This translation works if `-target:jvm-1.5` is specified, which is the
new default. For any other target, Java generics are not recognized. To
ensure upgradability of Scala codebases, extraneous type parameters for
Java classes under `-target:jvm-1.4` are simply ignored. For instance,
when compiling with `-target:jvm-1.4`, a Scala type such as
`ArrayList[String]` is simply treated as the unparameterized type
`ArrayList`.

#### Changes to Case Classes

The Scala compiler generates a [companion extractor object for every case class]
(05-classes-and-objects.html#case-classes) now. For instance, given the case class:

      case class X(elem: String)

the following companion object is generated:

      object X {
        def unapply(x: X): Some[String] = Some(x.elem)
        def apply(s: String): X = new X(s)
      }

If the object exists already, only the `apply` and `unapply` methods are
added to it.

Three restrictions on case classes have been removed.

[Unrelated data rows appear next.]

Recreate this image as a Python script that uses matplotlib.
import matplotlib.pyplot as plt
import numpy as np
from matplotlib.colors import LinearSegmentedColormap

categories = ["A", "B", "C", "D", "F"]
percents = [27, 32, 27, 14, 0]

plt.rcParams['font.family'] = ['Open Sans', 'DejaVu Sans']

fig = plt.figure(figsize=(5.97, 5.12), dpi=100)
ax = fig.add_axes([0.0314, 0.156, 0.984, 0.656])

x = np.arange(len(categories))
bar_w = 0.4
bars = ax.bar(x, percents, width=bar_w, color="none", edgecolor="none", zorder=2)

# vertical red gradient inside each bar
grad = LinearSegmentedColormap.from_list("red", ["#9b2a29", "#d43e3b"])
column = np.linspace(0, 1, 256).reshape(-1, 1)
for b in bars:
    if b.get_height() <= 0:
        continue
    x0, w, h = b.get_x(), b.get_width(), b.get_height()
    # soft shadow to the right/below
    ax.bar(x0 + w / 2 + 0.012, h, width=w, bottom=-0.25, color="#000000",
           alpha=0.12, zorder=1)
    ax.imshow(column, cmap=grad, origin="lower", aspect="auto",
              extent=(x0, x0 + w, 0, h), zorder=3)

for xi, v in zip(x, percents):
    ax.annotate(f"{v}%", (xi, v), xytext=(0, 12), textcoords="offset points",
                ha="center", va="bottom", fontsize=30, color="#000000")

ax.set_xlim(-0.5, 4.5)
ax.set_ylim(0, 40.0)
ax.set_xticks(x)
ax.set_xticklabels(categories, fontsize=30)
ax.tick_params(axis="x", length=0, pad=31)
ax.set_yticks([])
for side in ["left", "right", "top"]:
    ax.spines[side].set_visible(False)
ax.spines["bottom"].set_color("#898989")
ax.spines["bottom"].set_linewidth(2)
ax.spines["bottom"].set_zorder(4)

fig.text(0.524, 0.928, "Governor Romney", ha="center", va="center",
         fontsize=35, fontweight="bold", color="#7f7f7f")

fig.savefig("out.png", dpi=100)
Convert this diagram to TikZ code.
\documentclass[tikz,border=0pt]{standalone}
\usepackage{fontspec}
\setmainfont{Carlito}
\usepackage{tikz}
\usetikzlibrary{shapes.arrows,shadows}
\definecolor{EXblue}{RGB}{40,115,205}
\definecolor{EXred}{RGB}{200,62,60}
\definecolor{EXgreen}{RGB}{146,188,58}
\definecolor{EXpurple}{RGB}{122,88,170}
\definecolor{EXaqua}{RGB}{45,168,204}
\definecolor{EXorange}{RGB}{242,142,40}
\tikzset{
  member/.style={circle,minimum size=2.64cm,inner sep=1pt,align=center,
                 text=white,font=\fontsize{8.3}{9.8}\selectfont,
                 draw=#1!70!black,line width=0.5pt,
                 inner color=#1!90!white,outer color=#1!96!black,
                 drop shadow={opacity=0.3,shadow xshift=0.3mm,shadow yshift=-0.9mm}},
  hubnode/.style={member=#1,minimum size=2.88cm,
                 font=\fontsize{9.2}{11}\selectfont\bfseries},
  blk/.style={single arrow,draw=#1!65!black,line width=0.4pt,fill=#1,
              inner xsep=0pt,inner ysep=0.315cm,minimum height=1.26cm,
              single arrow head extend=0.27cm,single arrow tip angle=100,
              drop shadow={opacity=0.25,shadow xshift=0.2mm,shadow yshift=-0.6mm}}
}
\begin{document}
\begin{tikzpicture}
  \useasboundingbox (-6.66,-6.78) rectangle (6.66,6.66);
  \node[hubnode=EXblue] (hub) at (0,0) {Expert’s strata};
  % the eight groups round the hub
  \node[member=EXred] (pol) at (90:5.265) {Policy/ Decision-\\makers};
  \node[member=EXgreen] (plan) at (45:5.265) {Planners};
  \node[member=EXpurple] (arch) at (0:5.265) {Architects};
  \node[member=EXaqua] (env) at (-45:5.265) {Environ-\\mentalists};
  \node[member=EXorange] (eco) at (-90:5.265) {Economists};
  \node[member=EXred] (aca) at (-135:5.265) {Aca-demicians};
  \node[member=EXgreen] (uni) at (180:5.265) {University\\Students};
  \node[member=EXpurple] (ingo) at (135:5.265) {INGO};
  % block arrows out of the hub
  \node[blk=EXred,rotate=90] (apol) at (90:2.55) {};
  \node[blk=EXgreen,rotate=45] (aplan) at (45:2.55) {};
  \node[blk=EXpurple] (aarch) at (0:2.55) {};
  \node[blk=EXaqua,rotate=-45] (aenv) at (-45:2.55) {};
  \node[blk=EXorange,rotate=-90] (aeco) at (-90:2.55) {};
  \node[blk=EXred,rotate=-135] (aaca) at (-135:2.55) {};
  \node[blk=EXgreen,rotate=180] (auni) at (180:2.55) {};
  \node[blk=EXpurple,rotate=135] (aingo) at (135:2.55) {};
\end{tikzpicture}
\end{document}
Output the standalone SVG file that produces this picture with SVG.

1.  Case classes can now inherit from other case classes.

2.  Case classes may now be `abstract`.

3.  Case classes may now come with companion objects.

Changes in Version 2.6.1
------------------------

_(30-Nov-2007)_

#### Mutable variables introduced by pattern binding

[Mutable variables can now be introduced by a pattern matching definition]
(04-basic-declarations-and-definitions.html#variable-declarations-and-definitions),
just like values can. Examples:

      var (x, y) = if (positive) (1, 2) else (-1, -3)
      var hd :: tl = mylist

#### Self-types

Self types can now be introduced without defining an alias name for
[`this`](05-classes-and-objects.html#templates). Example:

      class C {
        type T <: Trait
        trait Trait { this: T => ... }
      }

Changes in Version 2.6
----------------------

_(27-July-2007)_

#### Existential types

It is now possible to define [existential types](03-types.html#existential-types).
An existential type has the form `T forSome {Q}` where `Q` is a sequence of value and/or
type declarations. Given the class definitions

    class Ref[T]
    abstract class Outer { type T }

one may for example write the following existential types

    Ref[T] forSome { type T <: java.lang.Number }
    Ref[x.T] forSome { val x: Outer }

#### Lazy values

It is now possible to define lazy value declarations using the new modifier
[`lazy`](04-basic-declarations-and-definitions.html#value-declarations-and-definitions).
A `lazy` value definition evaluates its right hand
side \\(e\\) the first time the value is accessed. Example:

    import compat.Platform._
    val t0 = currentTime
    lazy val t1 = currentTime
    val t2 = currentTime

    println("t0 <= t2: " + (t0 <= t2))  //true
    println("t1 <= t2: " + (t1 <= t2))  //false (lazy evaluation of t1)

#### Structural types

It is now possible to declare structural types using [type refinements]
(03-types.html#compound-types). For example:

    class File(name: String) {
      def getName(): String = name
      def open() { /*..*/ }
      def close() { println("close file") }
    }
    def test(f: { def getName(): String }) { println(f.getName) }

    test(new File("test.txt"))
    test(new java.io.File("test.txt"))

There’s also a shorthand form for creating values of structural types.
For instance,

    new { def getName() = "aaron" }

is a shorthand for

    new AnyRef{ def getName() = "aaron" }

Changes in Version 2.5
----------------------

_(02-May-2007)_

#### Type constructor polymorphism

_Implemented by Adriaan Moors_

[Type parameters](04-basic-declarations-and-definitions.html#type-parameters)
and abstract
[type members](04-basic-declarations-and-definitions.html#type-declarations-and-type-aliases) can now also abstract over [type constructors](03-types.html#type-constructors).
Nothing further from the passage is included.